Rows from a dataset of charts and code:
┄┄┄┄┄┄┄┄┄┄

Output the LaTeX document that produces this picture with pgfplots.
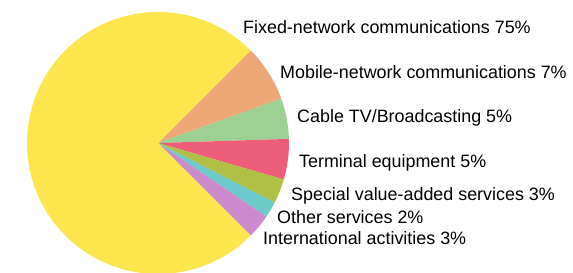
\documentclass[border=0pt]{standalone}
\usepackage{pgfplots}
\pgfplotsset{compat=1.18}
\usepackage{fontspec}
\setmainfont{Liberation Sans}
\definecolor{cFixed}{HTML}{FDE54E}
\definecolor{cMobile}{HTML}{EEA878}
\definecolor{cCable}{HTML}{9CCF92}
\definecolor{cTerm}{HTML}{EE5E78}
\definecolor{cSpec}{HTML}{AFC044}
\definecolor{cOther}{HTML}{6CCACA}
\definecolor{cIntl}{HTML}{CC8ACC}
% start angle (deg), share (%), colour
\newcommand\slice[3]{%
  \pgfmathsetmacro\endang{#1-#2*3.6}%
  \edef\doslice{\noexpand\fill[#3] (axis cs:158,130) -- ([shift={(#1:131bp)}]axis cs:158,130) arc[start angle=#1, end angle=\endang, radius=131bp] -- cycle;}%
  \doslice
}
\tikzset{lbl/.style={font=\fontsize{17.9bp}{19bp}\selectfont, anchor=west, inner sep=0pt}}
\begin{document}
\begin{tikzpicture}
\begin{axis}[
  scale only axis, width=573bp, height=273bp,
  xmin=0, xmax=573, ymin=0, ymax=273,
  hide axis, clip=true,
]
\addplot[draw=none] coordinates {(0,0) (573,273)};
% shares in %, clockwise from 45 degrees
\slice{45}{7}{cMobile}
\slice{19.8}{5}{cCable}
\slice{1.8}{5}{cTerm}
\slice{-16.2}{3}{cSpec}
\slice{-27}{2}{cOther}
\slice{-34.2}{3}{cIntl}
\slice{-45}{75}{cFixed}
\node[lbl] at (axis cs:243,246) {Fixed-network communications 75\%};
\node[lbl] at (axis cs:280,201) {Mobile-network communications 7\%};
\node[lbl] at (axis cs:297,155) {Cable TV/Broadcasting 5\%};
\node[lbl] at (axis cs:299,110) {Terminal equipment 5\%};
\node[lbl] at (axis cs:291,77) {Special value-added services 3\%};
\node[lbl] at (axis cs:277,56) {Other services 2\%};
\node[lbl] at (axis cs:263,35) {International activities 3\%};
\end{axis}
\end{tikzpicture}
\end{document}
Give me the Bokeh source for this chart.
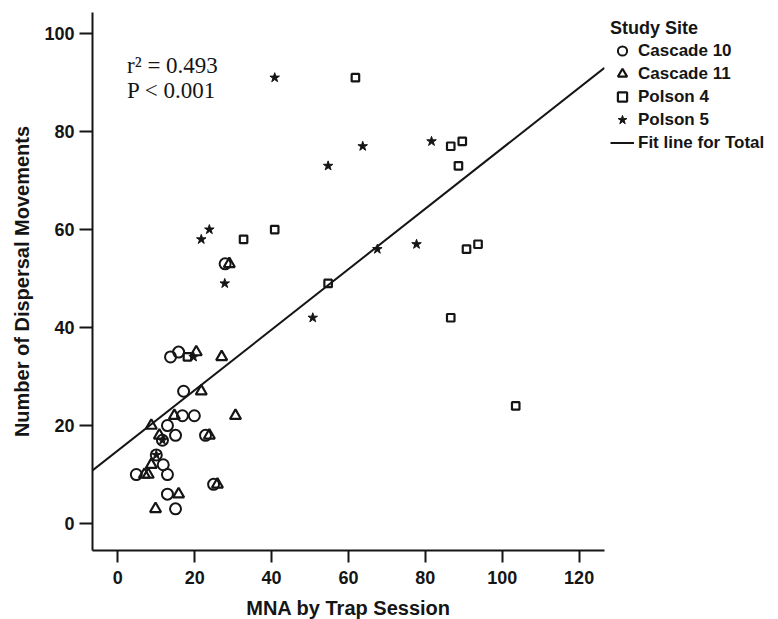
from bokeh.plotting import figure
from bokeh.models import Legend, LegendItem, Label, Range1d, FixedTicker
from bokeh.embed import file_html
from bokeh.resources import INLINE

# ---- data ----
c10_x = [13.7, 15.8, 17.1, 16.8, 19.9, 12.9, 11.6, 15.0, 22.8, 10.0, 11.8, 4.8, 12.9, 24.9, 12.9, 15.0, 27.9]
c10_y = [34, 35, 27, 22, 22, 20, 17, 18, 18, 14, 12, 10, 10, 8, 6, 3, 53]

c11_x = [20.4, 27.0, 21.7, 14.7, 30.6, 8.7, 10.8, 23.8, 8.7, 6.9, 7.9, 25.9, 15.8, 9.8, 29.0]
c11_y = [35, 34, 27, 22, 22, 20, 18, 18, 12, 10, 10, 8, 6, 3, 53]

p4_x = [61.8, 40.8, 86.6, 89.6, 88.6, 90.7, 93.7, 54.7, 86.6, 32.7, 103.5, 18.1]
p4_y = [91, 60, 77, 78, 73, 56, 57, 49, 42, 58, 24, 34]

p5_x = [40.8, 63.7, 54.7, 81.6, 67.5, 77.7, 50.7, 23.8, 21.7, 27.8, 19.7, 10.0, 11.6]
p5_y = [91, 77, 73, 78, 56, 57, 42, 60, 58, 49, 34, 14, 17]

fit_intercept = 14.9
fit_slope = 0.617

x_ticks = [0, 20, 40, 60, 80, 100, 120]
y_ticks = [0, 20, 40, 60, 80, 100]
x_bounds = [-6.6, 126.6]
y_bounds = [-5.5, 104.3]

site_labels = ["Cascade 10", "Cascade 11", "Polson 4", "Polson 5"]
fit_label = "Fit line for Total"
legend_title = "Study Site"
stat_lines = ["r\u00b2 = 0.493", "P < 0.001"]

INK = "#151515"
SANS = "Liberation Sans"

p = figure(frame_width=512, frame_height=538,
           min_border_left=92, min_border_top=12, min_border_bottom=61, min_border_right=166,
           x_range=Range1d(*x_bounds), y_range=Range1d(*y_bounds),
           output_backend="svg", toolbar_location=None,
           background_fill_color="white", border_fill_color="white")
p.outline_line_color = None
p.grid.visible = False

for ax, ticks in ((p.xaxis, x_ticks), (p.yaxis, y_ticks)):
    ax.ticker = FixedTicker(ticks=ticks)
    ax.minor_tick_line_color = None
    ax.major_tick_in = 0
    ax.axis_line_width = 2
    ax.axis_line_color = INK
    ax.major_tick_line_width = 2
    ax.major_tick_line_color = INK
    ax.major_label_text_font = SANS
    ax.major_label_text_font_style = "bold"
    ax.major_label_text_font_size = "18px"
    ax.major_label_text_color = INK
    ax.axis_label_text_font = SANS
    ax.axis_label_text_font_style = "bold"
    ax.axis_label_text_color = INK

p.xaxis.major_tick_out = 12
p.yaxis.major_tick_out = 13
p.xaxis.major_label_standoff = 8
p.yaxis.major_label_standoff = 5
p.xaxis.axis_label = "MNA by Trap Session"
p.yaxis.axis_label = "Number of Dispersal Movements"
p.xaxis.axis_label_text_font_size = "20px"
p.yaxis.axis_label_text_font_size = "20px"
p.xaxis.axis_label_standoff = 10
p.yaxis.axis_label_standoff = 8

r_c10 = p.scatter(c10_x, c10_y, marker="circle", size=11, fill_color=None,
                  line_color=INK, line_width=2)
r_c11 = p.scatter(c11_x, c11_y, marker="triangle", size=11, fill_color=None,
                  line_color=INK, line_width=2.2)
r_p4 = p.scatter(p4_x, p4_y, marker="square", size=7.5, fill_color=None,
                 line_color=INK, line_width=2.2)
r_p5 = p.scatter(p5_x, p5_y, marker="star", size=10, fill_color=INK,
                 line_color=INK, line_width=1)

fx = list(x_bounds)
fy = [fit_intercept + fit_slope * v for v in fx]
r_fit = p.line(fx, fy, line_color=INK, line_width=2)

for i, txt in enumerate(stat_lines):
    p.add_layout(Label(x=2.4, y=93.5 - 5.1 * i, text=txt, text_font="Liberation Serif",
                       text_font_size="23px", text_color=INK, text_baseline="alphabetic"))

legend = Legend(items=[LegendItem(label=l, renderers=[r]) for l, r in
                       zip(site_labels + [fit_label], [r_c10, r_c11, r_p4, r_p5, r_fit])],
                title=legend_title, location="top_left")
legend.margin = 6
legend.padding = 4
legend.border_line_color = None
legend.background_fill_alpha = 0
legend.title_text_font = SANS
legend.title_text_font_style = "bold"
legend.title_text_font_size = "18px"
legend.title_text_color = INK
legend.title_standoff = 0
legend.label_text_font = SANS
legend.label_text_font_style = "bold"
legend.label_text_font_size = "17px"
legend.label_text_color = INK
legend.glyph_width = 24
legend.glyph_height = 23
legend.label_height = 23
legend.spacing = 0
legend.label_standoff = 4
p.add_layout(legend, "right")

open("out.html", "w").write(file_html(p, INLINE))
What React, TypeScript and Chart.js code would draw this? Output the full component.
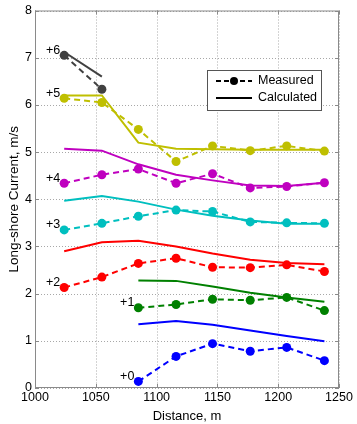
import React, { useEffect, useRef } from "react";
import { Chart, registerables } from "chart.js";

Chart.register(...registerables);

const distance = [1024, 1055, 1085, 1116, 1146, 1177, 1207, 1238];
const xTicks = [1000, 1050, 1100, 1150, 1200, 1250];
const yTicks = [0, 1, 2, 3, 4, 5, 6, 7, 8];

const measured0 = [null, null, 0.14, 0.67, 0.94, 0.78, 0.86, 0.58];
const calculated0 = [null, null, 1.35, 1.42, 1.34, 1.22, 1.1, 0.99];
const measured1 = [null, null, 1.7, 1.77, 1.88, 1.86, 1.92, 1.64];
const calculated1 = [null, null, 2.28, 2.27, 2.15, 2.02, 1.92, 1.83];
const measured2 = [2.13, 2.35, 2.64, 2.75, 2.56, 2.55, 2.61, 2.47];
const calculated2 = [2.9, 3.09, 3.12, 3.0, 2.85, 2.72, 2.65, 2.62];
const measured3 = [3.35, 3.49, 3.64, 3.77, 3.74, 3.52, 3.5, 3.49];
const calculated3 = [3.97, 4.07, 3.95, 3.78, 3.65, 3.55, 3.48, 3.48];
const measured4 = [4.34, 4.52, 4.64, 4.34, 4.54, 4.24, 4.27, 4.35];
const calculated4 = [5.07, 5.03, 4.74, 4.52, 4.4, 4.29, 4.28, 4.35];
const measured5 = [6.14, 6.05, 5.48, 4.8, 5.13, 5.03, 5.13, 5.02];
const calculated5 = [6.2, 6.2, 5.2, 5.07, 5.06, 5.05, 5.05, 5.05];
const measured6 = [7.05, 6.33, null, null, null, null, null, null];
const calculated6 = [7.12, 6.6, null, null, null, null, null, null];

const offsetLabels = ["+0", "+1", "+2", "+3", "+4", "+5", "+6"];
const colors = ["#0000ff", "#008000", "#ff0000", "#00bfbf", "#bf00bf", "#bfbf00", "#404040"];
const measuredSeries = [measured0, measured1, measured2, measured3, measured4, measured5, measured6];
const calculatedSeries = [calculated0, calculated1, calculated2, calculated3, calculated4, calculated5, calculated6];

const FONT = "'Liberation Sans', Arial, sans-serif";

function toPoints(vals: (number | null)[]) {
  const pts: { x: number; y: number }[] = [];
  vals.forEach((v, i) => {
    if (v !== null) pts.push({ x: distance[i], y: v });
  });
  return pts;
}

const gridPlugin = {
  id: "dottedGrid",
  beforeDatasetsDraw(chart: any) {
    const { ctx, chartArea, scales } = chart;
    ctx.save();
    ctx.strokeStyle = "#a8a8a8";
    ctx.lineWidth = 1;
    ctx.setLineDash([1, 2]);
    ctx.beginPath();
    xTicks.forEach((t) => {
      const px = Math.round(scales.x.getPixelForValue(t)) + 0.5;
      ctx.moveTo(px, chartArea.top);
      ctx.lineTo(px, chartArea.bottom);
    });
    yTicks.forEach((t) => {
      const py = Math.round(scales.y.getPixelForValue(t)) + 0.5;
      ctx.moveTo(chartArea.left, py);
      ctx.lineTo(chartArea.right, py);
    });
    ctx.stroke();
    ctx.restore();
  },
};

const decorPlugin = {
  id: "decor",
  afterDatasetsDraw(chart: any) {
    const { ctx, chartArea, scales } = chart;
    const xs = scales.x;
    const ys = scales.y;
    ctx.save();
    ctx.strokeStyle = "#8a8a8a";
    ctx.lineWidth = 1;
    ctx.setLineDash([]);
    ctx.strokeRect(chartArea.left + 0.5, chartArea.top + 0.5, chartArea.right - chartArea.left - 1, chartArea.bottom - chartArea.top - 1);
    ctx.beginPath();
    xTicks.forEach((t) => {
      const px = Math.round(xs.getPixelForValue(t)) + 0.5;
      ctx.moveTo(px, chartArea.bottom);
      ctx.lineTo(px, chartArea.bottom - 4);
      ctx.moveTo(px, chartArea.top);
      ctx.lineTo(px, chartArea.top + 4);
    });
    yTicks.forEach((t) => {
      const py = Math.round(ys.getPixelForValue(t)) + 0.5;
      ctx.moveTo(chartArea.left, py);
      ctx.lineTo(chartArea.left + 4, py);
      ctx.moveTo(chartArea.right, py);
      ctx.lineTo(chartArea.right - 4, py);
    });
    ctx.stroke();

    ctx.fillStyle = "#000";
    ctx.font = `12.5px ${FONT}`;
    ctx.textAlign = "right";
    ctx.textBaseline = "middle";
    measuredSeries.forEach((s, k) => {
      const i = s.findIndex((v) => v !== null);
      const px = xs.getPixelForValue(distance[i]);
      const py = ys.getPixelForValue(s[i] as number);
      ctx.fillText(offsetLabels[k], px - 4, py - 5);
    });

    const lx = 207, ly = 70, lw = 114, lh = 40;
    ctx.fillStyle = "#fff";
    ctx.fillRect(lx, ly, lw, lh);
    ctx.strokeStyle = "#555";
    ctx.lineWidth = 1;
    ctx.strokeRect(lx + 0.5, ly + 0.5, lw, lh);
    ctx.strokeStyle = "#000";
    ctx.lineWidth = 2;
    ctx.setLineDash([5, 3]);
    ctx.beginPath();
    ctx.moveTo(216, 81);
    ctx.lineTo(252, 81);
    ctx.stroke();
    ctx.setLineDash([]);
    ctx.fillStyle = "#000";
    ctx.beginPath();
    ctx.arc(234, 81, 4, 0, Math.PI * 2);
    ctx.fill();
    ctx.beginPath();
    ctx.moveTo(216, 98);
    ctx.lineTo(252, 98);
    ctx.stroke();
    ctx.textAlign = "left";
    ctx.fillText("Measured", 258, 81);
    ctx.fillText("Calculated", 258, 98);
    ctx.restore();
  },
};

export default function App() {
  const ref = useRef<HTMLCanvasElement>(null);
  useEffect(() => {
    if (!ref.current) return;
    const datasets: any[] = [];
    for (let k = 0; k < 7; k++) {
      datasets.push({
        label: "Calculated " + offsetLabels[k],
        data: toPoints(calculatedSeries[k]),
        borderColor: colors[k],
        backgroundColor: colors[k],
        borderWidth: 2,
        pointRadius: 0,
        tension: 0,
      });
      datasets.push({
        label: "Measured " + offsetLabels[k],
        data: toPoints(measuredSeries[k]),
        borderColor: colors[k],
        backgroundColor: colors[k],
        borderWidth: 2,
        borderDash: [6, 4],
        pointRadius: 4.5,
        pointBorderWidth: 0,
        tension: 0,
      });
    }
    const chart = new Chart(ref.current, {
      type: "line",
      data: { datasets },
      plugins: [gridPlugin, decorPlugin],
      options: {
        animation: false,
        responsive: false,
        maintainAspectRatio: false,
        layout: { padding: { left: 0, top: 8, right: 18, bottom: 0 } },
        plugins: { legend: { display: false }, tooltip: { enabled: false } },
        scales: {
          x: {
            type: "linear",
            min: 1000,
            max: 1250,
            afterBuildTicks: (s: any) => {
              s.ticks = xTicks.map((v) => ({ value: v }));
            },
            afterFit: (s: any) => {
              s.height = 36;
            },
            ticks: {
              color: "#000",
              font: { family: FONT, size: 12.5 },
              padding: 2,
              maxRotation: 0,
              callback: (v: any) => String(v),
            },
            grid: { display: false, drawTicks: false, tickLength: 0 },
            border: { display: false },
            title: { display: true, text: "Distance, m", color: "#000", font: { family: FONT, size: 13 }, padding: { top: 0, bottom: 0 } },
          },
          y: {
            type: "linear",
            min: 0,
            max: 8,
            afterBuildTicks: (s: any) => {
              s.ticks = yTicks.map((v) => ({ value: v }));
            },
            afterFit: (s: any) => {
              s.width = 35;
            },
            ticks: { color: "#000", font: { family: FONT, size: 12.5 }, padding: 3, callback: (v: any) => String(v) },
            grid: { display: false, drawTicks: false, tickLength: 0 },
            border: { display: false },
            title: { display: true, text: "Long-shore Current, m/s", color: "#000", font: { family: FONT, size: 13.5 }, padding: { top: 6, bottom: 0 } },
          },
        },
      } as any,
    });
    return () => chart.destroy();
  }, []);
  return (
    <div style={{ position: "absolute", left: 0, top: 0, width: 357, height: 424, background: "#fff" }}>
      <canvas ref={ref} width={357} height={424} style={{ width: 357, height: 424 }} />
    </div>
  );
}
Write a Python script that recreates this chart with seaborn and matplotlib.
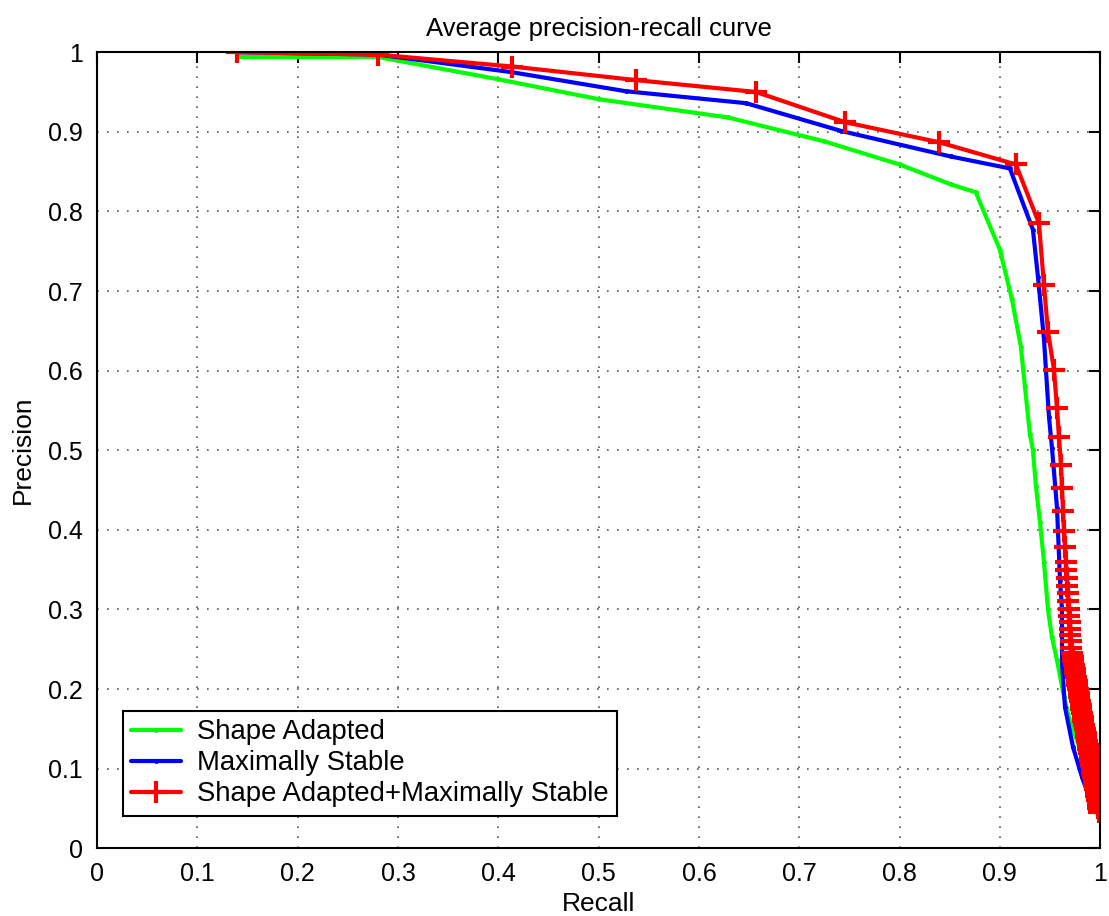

┄┄┄┄┄┄┄┄┄┄

WHAT NEEDS TO BE DONE:
Each line that contains the string "this" counts once; report how many such lines the entries have, giving only the number.

EXERCISE OUTPUT:
4